Program Profile: Bureau Henry Stark ROE 21st CCLC Transforms Math into Everyday Fun
Cats Commitment is one of the 22 afterschool sites that form the Bureau Henry Stark Regional Office (ROE) of Education 21st CCLC program. Located at Galva Elementary School, Cats Commitment serves some 110 kindergarten through sixth-grade students in the largely rural community in Henry County. In addition to snacks, homework help, tutoring, and outdoor recreation, students participate in a range of enrichment clubs that help them develop math and other academic skills in a fun, safe, and supportive learning environment.
Many of the clubs help students develop skills by connecting activities that students enjoy to mathematical concepts. For example, during Piano Club and Musical Wednesday, students work with basic beats and counting. In Robotics Club, fourth-grade students work on measuring and plotting, and in Board Games Club, fifth- and sixth-grade students play games that help them develop math strategies and work within time limits. Other clubs target math skills more directly. One example is the Math Club for third-grade students.

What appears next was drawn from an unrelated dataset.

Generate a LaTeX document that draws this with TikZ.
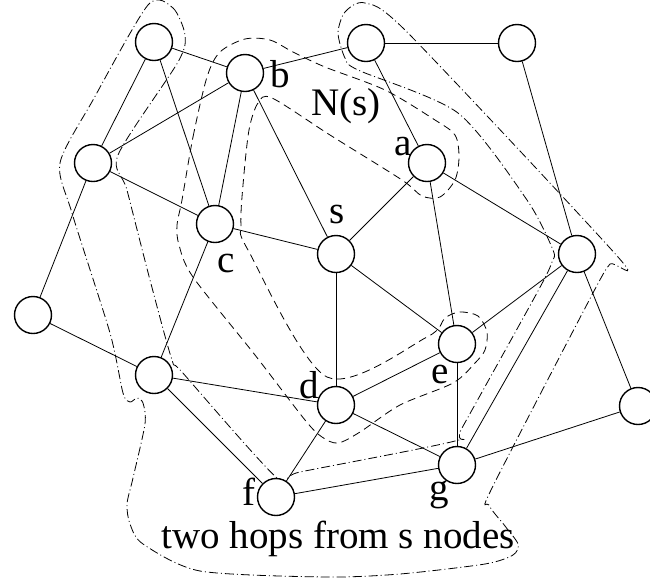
\documentclass[tikz,border=0pt]{standalone}
\usepackage{fontspec}
\setmainfont{Liberation Serif}

\tikzset{
  vertex/.style={circle, draw, fill=white, line width=1.4pt, minimum size=37pt, inner sep=0pt},
  lbl/.style={anchor=base, inner sep=0pt, font=\fontsize{39}{44}\selectfont},
  link/.style={line width=0.8pt},
  nbhd/.style={line width=0.8pt, dash pattern=on 8pt off 5pt},
  hops/.style={line width=0.8pt, dash pattern=on 9pt off 3pt on 1pt off 3pt},
}

\begin{document}
\begin{tikzpicture}[x=1pt, y=-1pt]
  \useasboundingbox (0,0) rectangle (650,582);

  % Regions
  \draw[nbhd] plot[smooth cycle, tension=0.5] coordinates {
    (182,200) (193,137) (207,77) (220,52) (245,39) (270,40) (293,52)
    (325,67) (385,90) (435,120) (455,135) (459,157) (455,180) (440,197)
    (422,196) (402,180) (330,135) (272,98) (258,103) (249,130) (243,185)
    (241,225) (248,250) (327,377) (427,337) (445,318) (460,312) (478,316)
    (487,332) (485,350) (475,363) (453,383) (400,405) (360,432) (338,443)
    (322,437) (305,420) (255,355) (193,277) (179,245) (177,225)};
  \draw[hops] plot[smooth cycle, tension=0.45] coordinates {
    (148,5) (173,8) (185,35) (178,62) (118,155) (127,190) (150,280)
    (172,360) (182,372) (277,478) (300,472) (455,441) (462,428) (538,291)
    (552,262) (553,250) (527,200) (458,113) (358,70) (345,58) (338,33)
    (345,12) (365,3) (408,33) (618,257) (610,264) (594,291) (492,488)
    (489,505) (505,526) (518,544) (513,555) (485,564) (400,574) (325,577)
    (200,571) (143,544) (130,524) (127,504) (133,478) (145,424) (143,403)
    (137,398) (130,402) (123,393) (110,333) (72,213) (60,163) (93,100)};

  % Define nodes
  \node[vertex] (u1) at (154,42)  {};
  \node[vertex] (b)  at (245,73)  {};
  \node[vertex] (u2) at (366,43)  {};
  \node[vertex] (u3) at (517,43)  {};
  \node[vertex] (u4) at (93,163)  {};
  \node[vertex] (a)  at (427,163) {};
  \node[vertex] (c)  at (215,224) {};
  \node[vertex] (s)  at (336,254) {};
  \node[vertex] (u5) at (577,254) {};
  \node[vertex] (u6) at (33,315)  {};
  \node[vertex] (e)  at (457,344) {};
  \node[vertex] (u7) at (154,375) {};
  \node[vertex] (d)  at (336,405) {};
  \node[vertex] (u8) at (638,406) {};
  \node[vertex] (g)  at (457,465) {};
  \node[vertex] (f)  at (276,497) {};

  % Labels
  \node[lbl] (lb) at (280,87)  {b};
  \node[lbl] (ns) at (346,115) {N(s)};
  \node[lbl] (la) at (403,155) {a};
  \node[lbl] (ls) at (337,223) {s};
  \node[lbl] (lc) at (226,272) {c};
  \node[lbl] (ld) at (309,398) {d};
  \node[lbl] (le) at (440,383) {e};
  \node[lbl] (lf) at (249,505) {f};
  \node[lbl] (lg) at (439,500) {g};
  \node[lbl] (hoplbl) at (338,548) {two hops from s nodes};

  % Connect the nodes
  \foreach \i/\j in {u1/b, u1/u4, u1/c, b/u2, b/u4, b/c, b/s, u2/u3, u2/a,
                     u3/u5, u4/c, u4/u6, a/s, a/e, a/u5, c/s, c/u7, s/d,
                     s/e, u5/e, u5/g, u5/u8, u6/u7, u7/d, u7/f, d/e, d/g,
                     d/f, e/g, f/g, g/u8}
    \draw[link] (\i) -- (\j);

\end{tikzpicture}
\end{document}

Two students practice computational skills while playing a game with dice.
Math Club supports the improvement of basic computation skills like addition, subtraction, multiplication, and division through different games. Students play mathematical games with a variety of manipulatives, such as dice, cards, dominoes, Unifix ® blocks, and tablet computers to master math facts. (A list of some of the games is at the end of this article.) Like other clubs at Cats Commitment, Math Club has specific learning goals and desired student outcomes and has activities aligned with Common Core State Standards and Illinois Afterschool Standards. Math Club, combined with other enrichment activities, provides the necessary practice and reinforcement that allows students to master core math skills. “Practicing and using skills daily is what makes the difference,” says third-grade teacher and afterschool instructor Tina Moore, noting that regular participation in these games can support students’ development of computational fluency.

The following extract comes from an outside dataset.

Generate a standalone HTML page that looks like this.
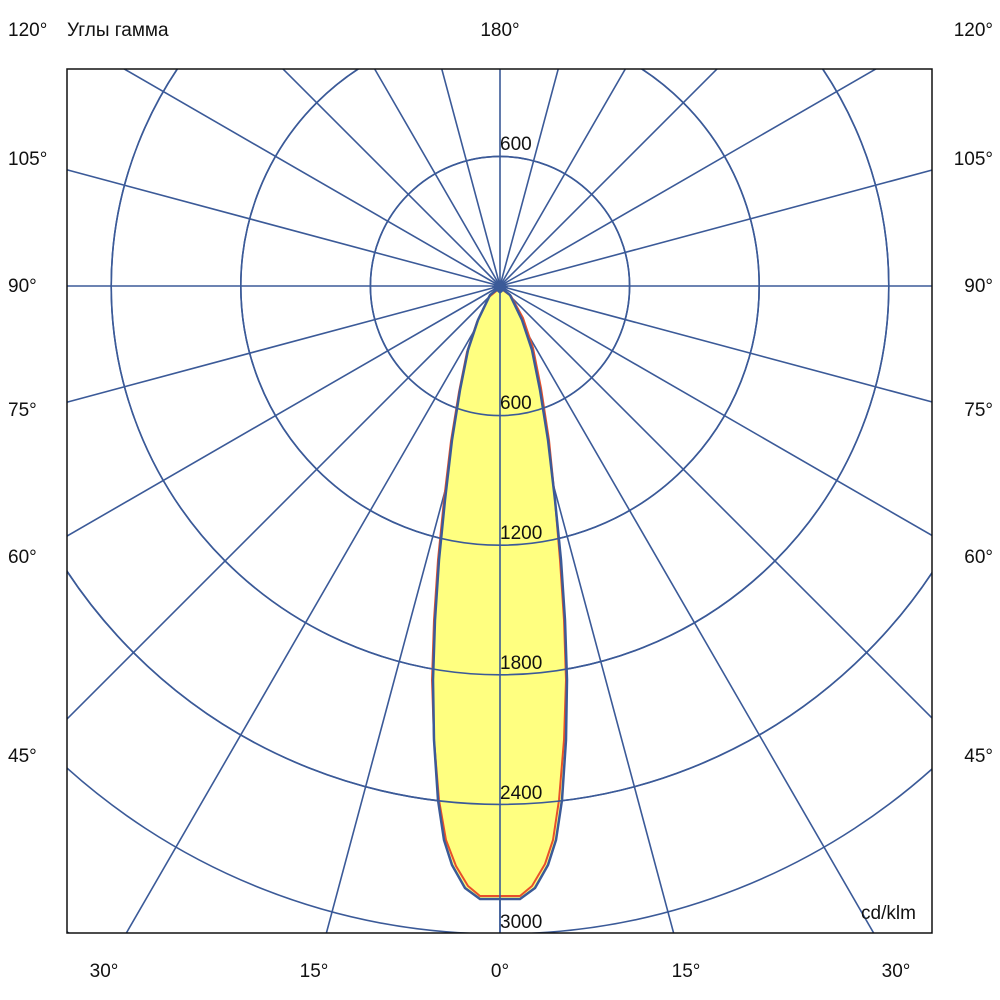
<!DOCTYPE html>
<html><head><meta charset="utf-8"><style>
html,body{margin:0;padding:0;background:#fff;overflow:hidden;width:1000px;height:1000px}
svg{display:block}
svg text{font-family:"Liberation Sans",sans-serif;font-size:19px;fill:#111}
</style></head><body>
<svg width="1000" height="1000" xmlns="http://www.w3.org/2000/svg">
<defs><clipPath id="c"><rect x="67" y="69" width="865" height="864"/></clipPath></defs>
<rect width="1000" height="1000" fill="#fff"/>
<g clip-path="url(#c)" stroke="#3b5a98" stroke-width="1.6" fill="none">
<circle cx="500" cy="286" r="129.6"/>
<circle cx="500" cy="286" r="259.2"/>
<circle cx="500" cy="286" r="388.8"/>
<circle cx="500" cy="286" r="518.4"/>
<circle cx="500" cy="286" r="648"/>
<circle cx="500" cy="286" r="777.6"/>
<circle cx="500" cy="286" r="907.2"/>
<circle cx="500" cy="286" r="1036.8"/>
<line x1="500" y1="286" x2="1700" y2="286"/>
<line x1="500" y1="286" x2="1659" y2="597"/>
<line x1="500" y1="286" x2="1539" y2="886"/>
<line x1="500" y1="286" x2="1349" y2="1135"/>
<line x1="500" y1="286" x2="1100" y2="1325"/>
<line x1="500" y1="286" x2="811" y2="1445"/>
<line x1="500" y1="286" x2="500" y2="1486"/>
<line x1="500" y1="286" x2="189" y2="1445"/>
<line x1="500" y1="286" x2="-100" y2="1325"/>
<line x1="500" y1="286" x2="-349" y2="1135"/>
<line x1="500" y1="286" x2="-539" y2="886"/>
<line x1="500" y1="286" x2="-659" y2="597"/>
<line x1="500" y1="286" x2="-700" y2="286"/>
<line x1="500" y1="286" x2="-659" y2="-25"/>
<line x1="500" y1="286" x2="-539" y2="-314"/>
<line x1="500" y1="286" x2="-349" y2="-563"/>
<line x1="500" y1="286" x2="-100" y2="-753"/>
<line x1="500" y1="286" x2="189" y2="-873"/>
<line x1="500" y1="286" x2="500" y2="-914"/>
<line x1="500" y1="286" x2="811" y2="-873"/>
<line x1="500" y1="286" x2="1100" y2="-753"/>
<line x1="500" y1="286" x2="1349" y2="-563"/>
<line x1="500" y1="286" x2="1539" y2="-314"/>
<line x1="500" y1="286" x2="1659" y2="-25"/>
</g>
<path d="M500,287 L490,295 478,320 468,350 460,390 452,440 445,500 439,560 435,620 433,680 434,740 438,800 444,840 452,865 465,888 480,899 520,899 535,888 548,865 556,840 562,800 566,740 567,680 565,620 561,560 555,500 548,440 540,390 532,350 522,320 510,295 Z" fill="#ffff80" stroke="none"/>
<path d="M500,288 L489,297 477,322 467,352 459,392 451,441 444,500 438,560 434,620 432,680 434,740 439,800 446,840 456,866 468,886 480,896 520,896 532,886 545,864 553,840 559,800 564,740 566,680 564,620 560,560 555,500 549,440 541,388 533,348 523,318 511,296 Z" fill="none" stroke="#e8502a" stroke-width="2"/>
<g clip-path="url(#c)" stroke="#3b5a98" stroke-width="1.6" fill="none">
<circle cx="500" cy="286" r="259.2"/>
<circle cx="500" cy="286" r="388.8"/>
<circle cx="500" cy="286" r="518.4"/>
<circle cx="500" cy="286" r="129.6"/>
<line x1="500" y1="286" x2="500" y2="933"/>
</g>
<path d="M500,287 L490,295 478,320 468,350 460,390 452,440 445,500 439,560 435,620 433,680 434,740 438,800 444,840 452,865 465,888 480,899 520,899 535,888 548,865 556,840 562,800 566,740 567,680 565,620 561,560 555,500 548,440 540,390 532,350 522,320 510,295 Z" fill="none" stroke="#3b5a98" stroke-width="2.5"/>
<path d="M500,280 L508,287 500,294 492,287 Z" fill="#3b5a98"/>
<rect x="67" y="69" width="865" height="864" fill="none" stroke="#111" stroke-width="1.5"/>
<text x="500" y="150">600</text>
<text x="500" y="409">600</text>
<text x="500" y="539">1200</text>
<text x="500" y="669">1800</text>
<text x="500" y="799">2400</text>
<text x="500" y="928">3000</text>
<text x="861" y="919">cd/klm</text>
<text x="8" y="36">120°</text>
<text x="67" y="36">Углы гамма</text>
<text x="500" y="36" text-anchor="middle">180°</text>
<text x="993" y="36" text-anchor="end">120°</text>
<text x="8" y="165">105°</text>
<text x="8" y="292">90°</text>
<text x="8" y="416">75°</text>
<text x="8" y="563">60°</text>
<text x="8" y="762">45°</text>
<text x="993" y="165" text-anchor="end">105°</text>
<text x="993" y="292" text-anchor="end">90°</text>
<text x="993" y="416" text-anchor="end">75°</text>
<text x="993" y="563" text-anchor="end">60°</text>
<text x="993" y="762" text-anchor="end">45°</text>
<text x="104" y="977" text-anchor="middle">30°</text>
<text x="314" y="977" text-anchor="middle">15°</text>
<text x="500" y="977" text-anchor="middle">0°</text>
<text x="686" y="977" text-anchor="middle">15°</text>
<text x="896" y="977" text-anchor="middle">30°</text>
</svg>
</body></html>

Some of the ideas for Math Club came from a professional development class on math games that Moore attended at the Bureau Henry Stark ROE office. “The professional development helped provide her with more ideas for her little box of tricks that each teacher has and needs for her students,” says site coordinator Amy Jackson. The games are appropriate for both the school-day and afterschool setting, and the Cats Commitment team makes sure there is time for the games afterschool, something that is not always possible during regular school hours. “Afterschool programming allows the time and resources to encourage staff to learn new things and try new games and activities,” says Jackson. “This is the way to keep your program fresh and different from the school day.”

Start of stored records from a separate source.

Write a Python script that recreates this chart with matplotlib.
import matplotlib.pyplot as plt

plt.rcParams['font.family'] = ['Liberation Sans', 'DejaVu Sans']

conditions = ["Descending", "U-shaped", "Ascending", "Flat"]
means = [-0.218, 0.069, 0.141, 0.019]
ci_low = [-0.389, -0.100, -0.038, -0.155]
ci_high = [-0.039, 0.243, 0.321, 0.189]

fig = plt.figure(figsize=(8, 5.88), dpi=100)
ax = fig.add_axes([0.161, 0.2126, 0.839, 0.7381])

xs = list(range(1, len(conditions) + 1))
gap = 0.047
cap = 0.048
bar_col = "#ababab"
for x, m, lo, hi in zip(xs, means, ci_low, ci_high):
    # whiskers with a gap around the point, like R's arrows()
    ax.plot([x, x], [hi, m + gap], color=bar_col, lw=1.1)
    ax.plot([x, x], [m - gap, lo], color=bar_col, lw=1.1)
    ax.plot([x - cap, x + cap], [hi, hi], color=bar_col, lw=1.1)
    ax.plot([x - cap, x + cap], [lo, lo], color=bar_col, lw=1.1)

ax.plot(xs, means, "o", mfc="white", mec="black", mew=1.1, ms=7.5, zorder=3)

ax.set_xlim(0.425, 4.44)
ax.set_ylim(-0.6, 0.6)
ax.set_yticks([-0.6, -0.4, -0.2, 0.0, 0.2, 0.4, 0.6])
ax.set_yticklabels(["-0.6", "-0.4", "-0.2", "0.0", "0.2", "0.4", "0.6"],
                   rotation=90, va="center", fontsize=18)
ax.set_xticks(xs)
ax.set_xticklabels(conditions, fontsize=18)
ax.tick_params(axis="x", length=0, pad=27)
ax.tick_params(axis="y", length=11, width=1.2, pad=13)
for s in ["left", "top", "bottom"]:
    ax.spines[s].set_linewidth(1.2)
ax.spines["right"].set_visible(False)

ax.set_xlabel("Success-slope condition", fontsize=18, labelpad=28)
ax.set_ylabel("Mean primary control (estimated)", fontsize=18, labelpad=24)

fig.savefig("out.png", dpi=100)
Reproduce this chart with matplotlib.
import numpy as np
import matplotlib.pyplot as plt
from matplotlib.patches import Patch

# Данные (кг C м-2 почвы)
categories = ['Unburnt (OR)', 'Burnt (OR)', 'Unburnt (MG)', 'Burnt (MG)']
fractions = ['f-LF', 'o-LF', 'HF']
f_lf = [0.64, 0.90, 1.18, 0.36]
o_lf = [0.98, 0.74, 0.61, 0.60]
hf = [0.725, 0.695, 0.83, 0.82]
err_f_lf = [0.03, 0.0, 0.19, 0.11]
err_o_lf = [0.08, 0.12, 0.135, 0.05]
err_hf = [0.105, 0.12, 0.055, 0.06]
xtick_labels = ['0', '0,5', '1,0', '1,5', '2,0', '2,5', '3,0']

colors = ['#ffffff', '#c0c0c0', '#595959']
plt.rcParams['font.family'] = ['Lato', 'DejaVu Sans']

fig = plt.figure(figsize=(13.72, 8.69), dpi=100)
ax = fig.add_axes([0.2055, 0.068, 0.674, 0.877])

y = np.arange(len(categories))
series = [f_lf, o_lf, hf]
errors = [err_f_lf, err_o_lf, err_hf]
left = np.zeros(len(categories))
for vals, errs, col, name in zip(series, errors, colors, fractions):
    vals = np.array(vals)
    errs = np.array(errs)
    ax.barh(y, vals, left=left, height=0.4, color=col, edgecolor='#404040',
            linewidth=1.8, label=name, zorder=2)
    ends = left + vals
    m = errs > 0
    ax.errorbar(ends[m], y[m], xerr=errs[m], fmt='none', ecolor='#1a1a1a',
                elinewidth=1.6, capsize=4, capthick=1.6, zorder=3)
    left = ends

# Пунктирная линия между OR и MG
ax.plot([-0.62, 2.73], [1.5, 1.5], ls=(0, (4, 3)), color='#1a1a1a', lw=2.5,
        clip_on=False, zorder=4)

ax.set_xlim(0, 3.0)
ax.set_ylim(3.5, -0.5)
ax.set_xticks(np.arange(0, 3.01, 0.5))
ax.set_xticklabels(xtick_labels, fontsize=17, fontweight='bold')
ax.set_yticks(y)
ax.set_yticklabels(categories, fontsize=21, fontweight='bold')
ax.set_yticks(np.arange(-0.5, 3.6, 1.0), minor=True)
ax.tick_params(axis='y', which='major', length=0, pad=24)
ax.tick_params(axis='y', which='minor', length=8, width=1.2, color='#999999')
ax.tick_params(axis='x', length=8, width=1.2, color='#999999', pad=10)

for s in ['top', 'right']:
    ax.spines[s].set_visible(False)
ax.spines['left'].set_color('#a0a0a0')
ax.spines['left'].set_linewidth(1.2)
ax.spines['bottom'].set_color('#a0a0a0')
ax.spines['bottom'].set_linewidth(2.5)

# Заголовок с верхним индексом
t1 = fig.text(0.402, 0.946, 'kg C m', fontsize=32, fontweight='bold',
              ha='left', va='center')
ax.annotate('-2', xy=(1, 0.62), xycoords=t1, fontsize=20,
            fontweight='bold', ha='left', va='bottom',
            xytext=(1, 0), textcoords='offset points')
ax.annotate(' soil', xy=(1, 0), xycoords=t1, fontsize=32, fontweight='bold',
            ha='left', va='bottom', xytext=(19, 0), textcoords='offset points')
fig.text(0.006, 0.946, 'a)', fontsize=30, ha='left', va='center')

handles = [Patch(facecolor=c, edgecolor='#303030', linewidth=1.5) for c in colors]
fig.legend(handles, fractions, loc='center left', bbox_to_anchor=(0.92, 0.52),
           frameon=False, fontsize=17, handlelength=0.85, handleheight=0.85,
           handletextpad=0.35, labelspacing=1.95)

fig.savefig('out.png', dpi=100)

A student explains his math practices to a teacher and a classmate.
In addition to Moore, two aides support Math Club. Moore has worked closely with her colleagues to share the strategies she learned from professional development. These practices ensure that all of the team members are familiar with the math games and related instructional strategies so that they can work effectively with small groups of students and one on one.
So far, Math Club has been a hit with the students, who describe it as “fun” and “cool.” Although Cats Commitment has not yet collected math achievement data from participating students, 21st CCLC staff have observed that some of the students have improved computational skills and math grades. In addition, more students are reporting that they like math or that math is their favorite subject, mindsets that can lay the foundation for future success in math.
Jackson sees the instructors’ love of math as a crucial component to making Math Club fun and educational. “It is not a requirement to be a math teacher to teach Math Club, but . . . finding that teacher who has the love for math is a key place to start a good experience for all,” says Jackson. “Having that passion for math helps keep students and the teacher engaged and fosters learning.”
In addition to offering enrichment clubs, Bureau Henry Stark 21st CCLC staff work with community partners to integrate math into their activities as well. For example, The University of Illinois has a team that makes monthly visits to several 21st CCLC sites to work on nutrition and youth development. Math-related activities include measuring food servings and calculating nutritional information of food, as well as distance traveled and calories burned for different types of physical activities. The local YMCA facilitates exercise and games, which includes working with younger students on basic counting and mathematical operations in these activities.
For 21st CCLC programs that want to offer math games or other enrichment activities, Jackson notes that many of the Math Club materials can be found at home or purchased at minimal cost. “Math activities do not have to be expensive games played on a device; they can be the simple things of daily life,” she says. “When I walk into Mrs. Moore’s Math Club I see the students using cards, rolling dice, writing computations on white boards and paper, all things that do not cost a lot of money and can be used by all. But the best part is to see the students enjoying [the activities] and smiling while they are building on their skills.”
Math Club Games
- Dice: Roll a die two consecutive times and create and solve math problems with the results.
- Addition or multiplication War: A variation on the traditional card game, War, where two players turn cards face up and the player with the higher card wins the round. In addition or multiplication War, each player gets two cards and either adds or multiplies them together. Whoever has the highest total takes all the cards, and the game continues until one player has won the whole deck.
- Headband math: This game is played by three students, with three headbands and a deck of cards. Two students place a card in their headbands so that only the other players can see it. The third player shares the sum of the two cards, and the other two students then have to determine each of their respective cards by only seeing the card on the other player’s head.